July 26, 2021

Your neighborhood could be the culprit for your sleep loss

2 min read
Conditions such as loud noise and few trees in neighborhoods seem to affect how much sleep adolescents get, according to a study in the journal Sleep. In a second study, researchers measured young people’s brainwaves to observe the troublesome effects of sleep loss on memory and cognitive function.

Conditions such as loud noise and few trees in neighborhoods seem to affect how much sleep adolescents get, according to a study in the journal Sleep. In a second study, researchers measured young people’s brainwaves to observe the troublesome effects of sleep loss on memory and cognitive function.

The findings were reported by two scientific teams funded by the National Heart, Lung, and Blood Institute (NHLBI), part of the National Institutes of Health.

According to the Centers for Disease Control and Prevention(link is external), about six out of 10 (57.8%) middle school students and seven out of 10 (72.7%) high school students in the United States do not get the recommended amount of sleep on school nights, increasing their risk for future chronic disease development.
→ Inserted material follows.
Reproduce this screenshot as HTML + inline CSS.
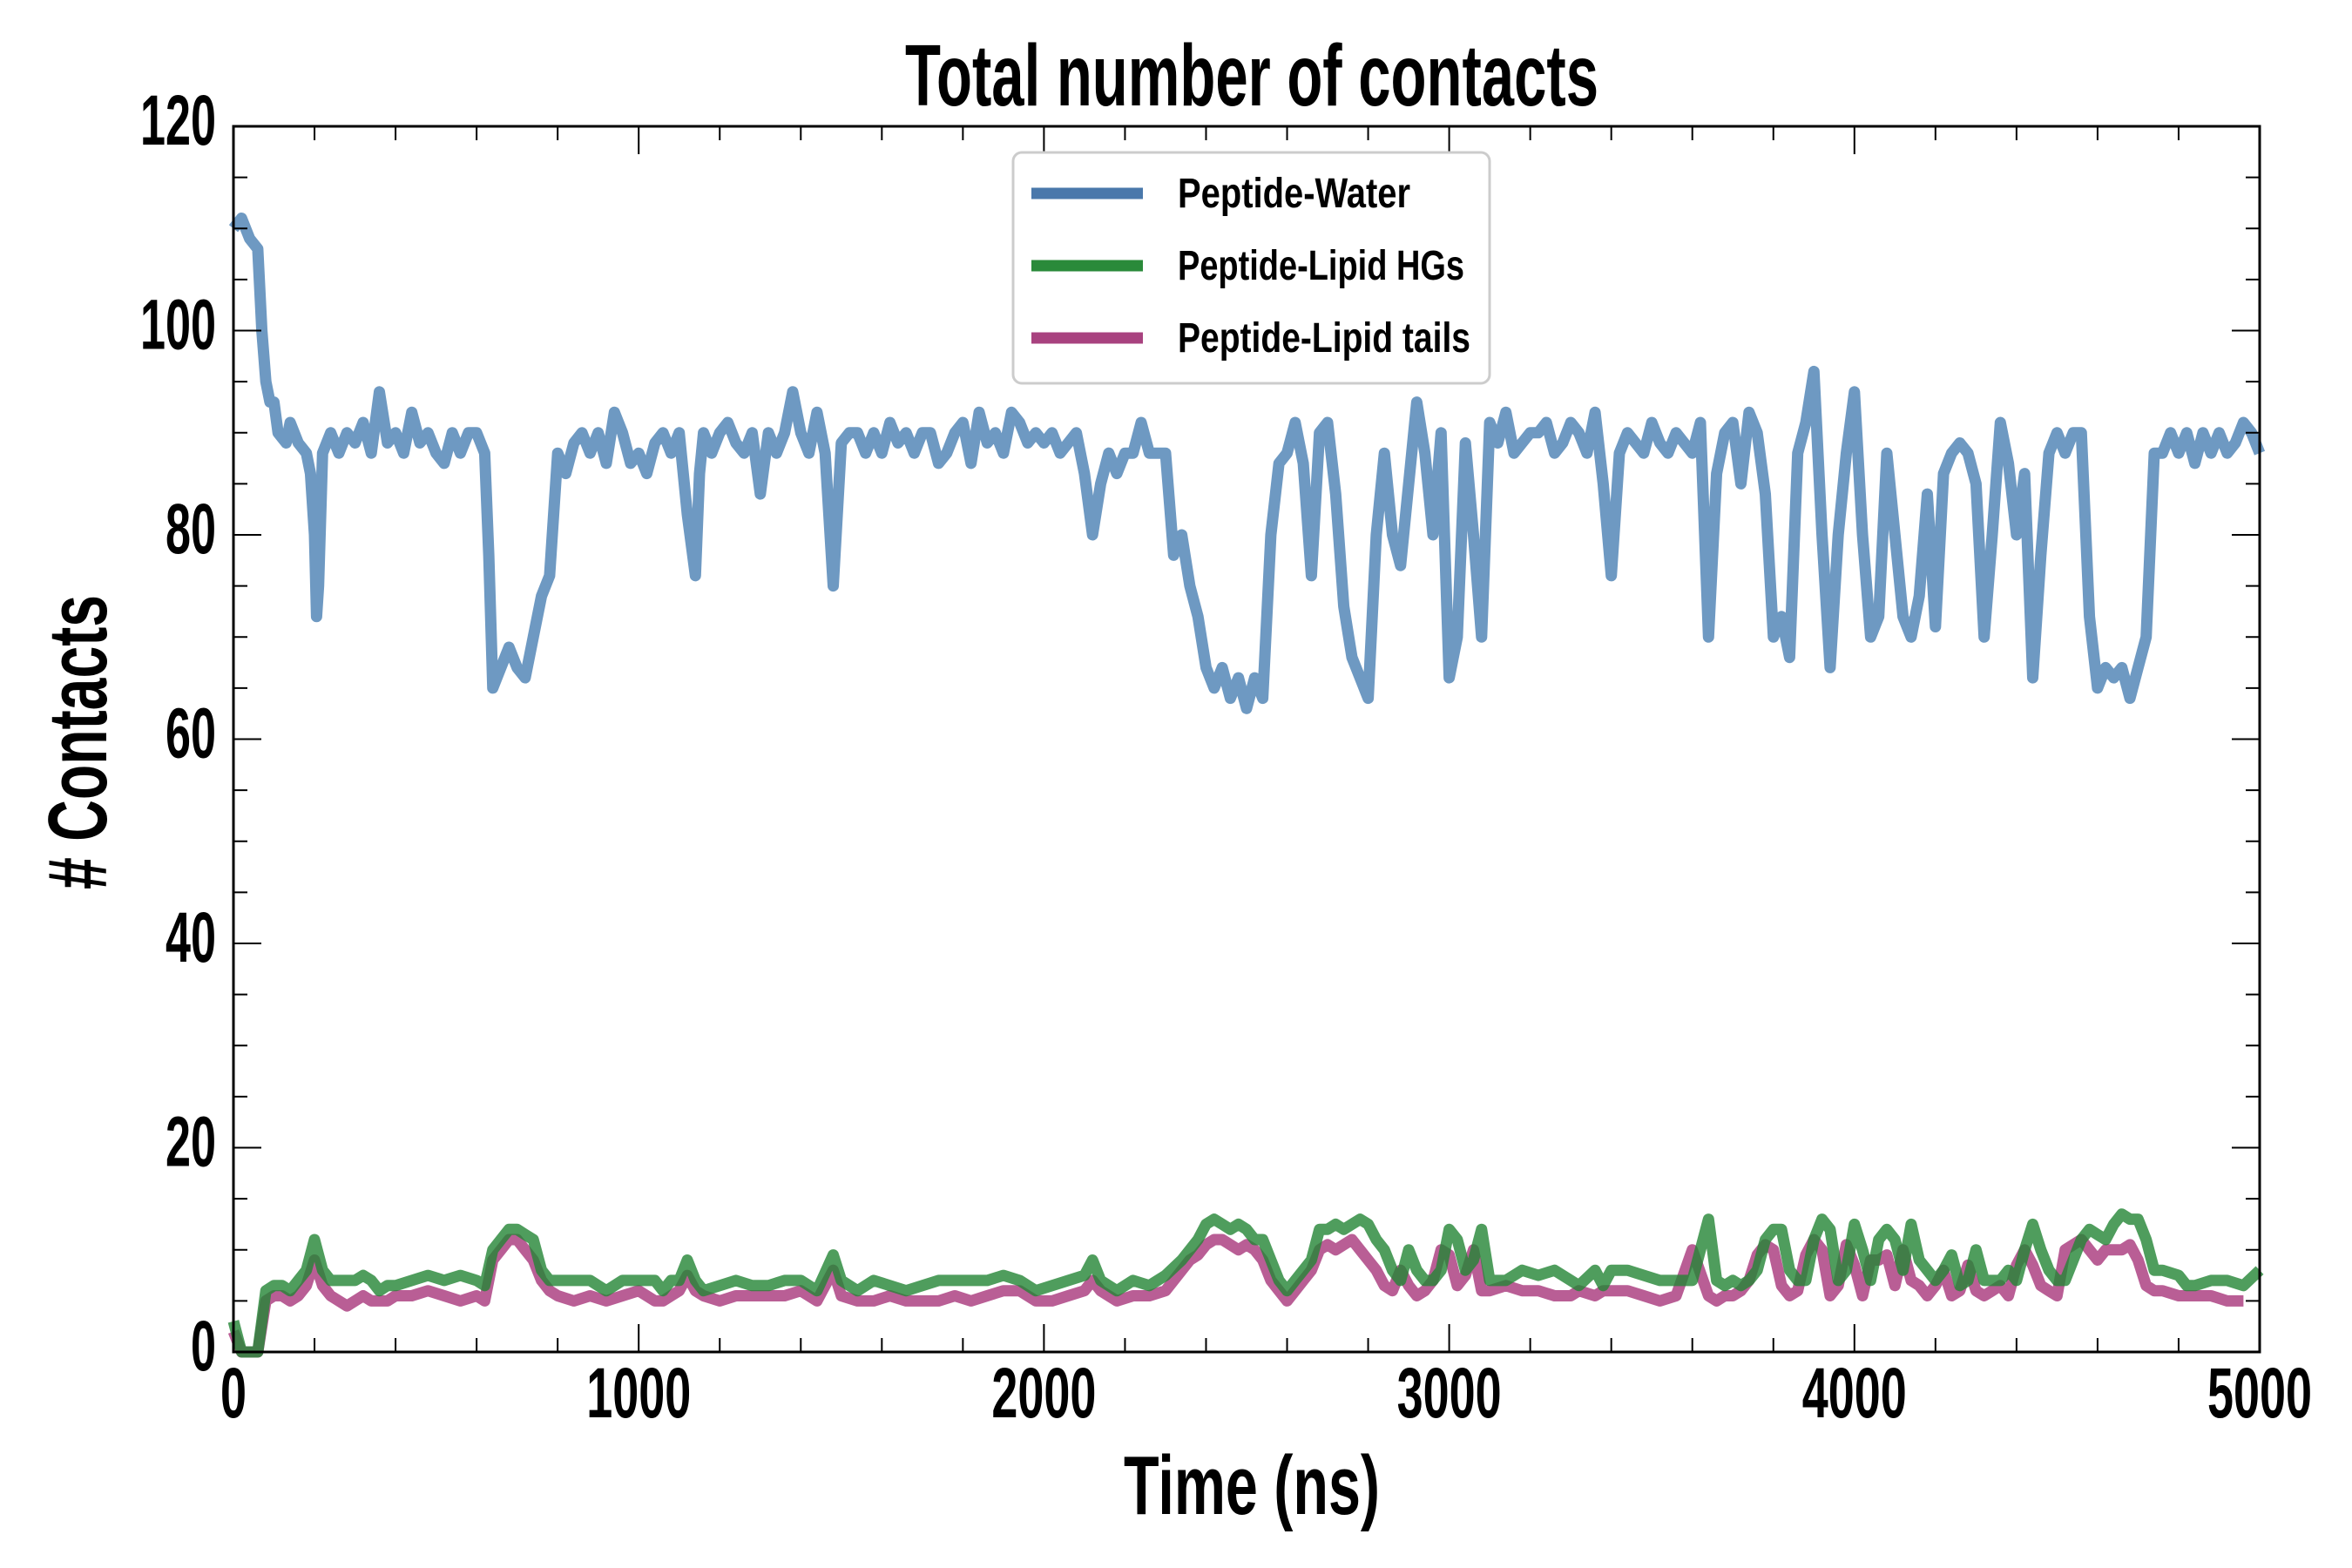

Studies have shown a link between insufficient sleep and a higher risk of obesity, diabetes, depression, anxiety, and increased risk-taking behaviors in adolescents. 

In the new residential environment study, which involved 110 adolescents, the researchers found that just small increases in neighborhood noise had a negative effect on sleep. In scientific terms, each standard deviation above average noise levels was linked to a 16-minute delay in falling sleep and 25% lower odds of sleeping at least eight hours per night. When the researchers looked at the effects of green space, however, they found that the teens who lived in neighborhoods with just one standard deviation above the average number of trees fell asleep 18 minutes earlier and experienced more favorable sleep times overall.  

“For adolescents, the harms of insufficient sleep are wide-ranging and include impaired cognition and engagement in antisocial behavior,” said study author Stephanie L. Mayne, Ph.D., assistant professor of pediatrics at Children’s Hospital of Philadelphia and the Perelman School of Medicine of the University of Pennsylvania. “This makes identifying strategies to prevent and treat the problem critical. Our findings suggest that neighborhood noise and green space may be important targets for interventions.”